Teleglitch is a unique experience, in the sense that the levels are often generated randomly. So no two times are the same. This contributes greatly to the difficulty of the game. Whereas in other games where the player will be thrown back to some saving point should he die. Teleglitch lets you start from scratch, scratch being amplified by the fact that the whole level will just be rebuilt. So one cannot simply rely on previous knowledge of twists and turns, this makes the game nigh impossible to predict.
There is also a crafting system in Teleglitch, where the player can craft items out of random junk. It’s a neat little feature that makes the game so much more interesting. It’s particularly noteworthy that crafting items is mostly a masochistic endeavor. The fact that it is a necessity makes it even worse. Because no matter how hard you try to prepare or foresee the following situation, you will most certainly not have the right item for it. Unfortunately in Teleglitch, you only know if you made the right choice after death. Ammo is scarce and more often than not is your fate decided the moment you made the choice between stabbing and shooting. The A.I., whilst nothing to write home about, is decent in the sense that they can be attracted easily but once attracted are fairly hard to shake off.

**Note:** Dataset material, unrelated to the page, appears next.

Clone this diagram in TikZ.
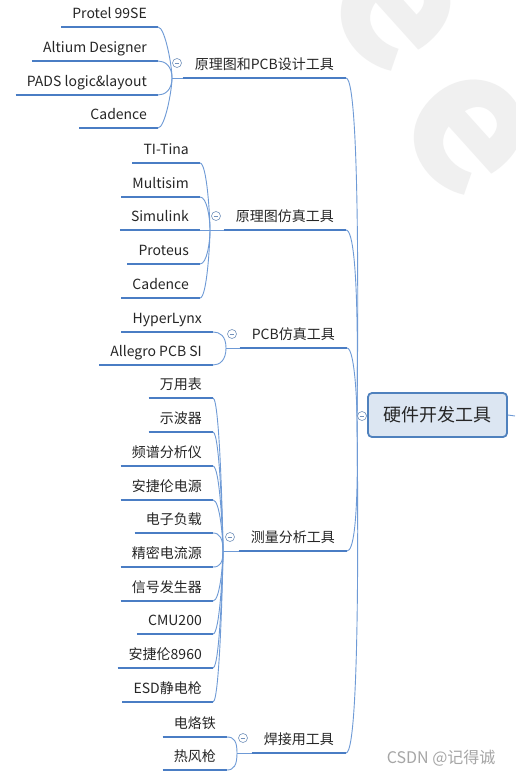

The die more edition introduces the option in appearing with a random weapon. Well this makes things even harder since a random weapon in a randomly generated environment really doesn’t seem to help your chances for survival.

Conclusion

Teleglitch is all about guts and glory (mostly guts). It’s unforgiving, frustrating and tense. Why would anyone ever want to play this game? Because it’s unforgiving, frustrating and tense, players will enjoy the adrenaline rush, forced upon them like lunch in 2nd grade. Surviving itself becomes a great achievement, there is no need for trophies or scoreboards. Real gamers want a challenge and there is no challenge if one has infinite continues. Life doesn’t offer second chances, neither does Teleglitch.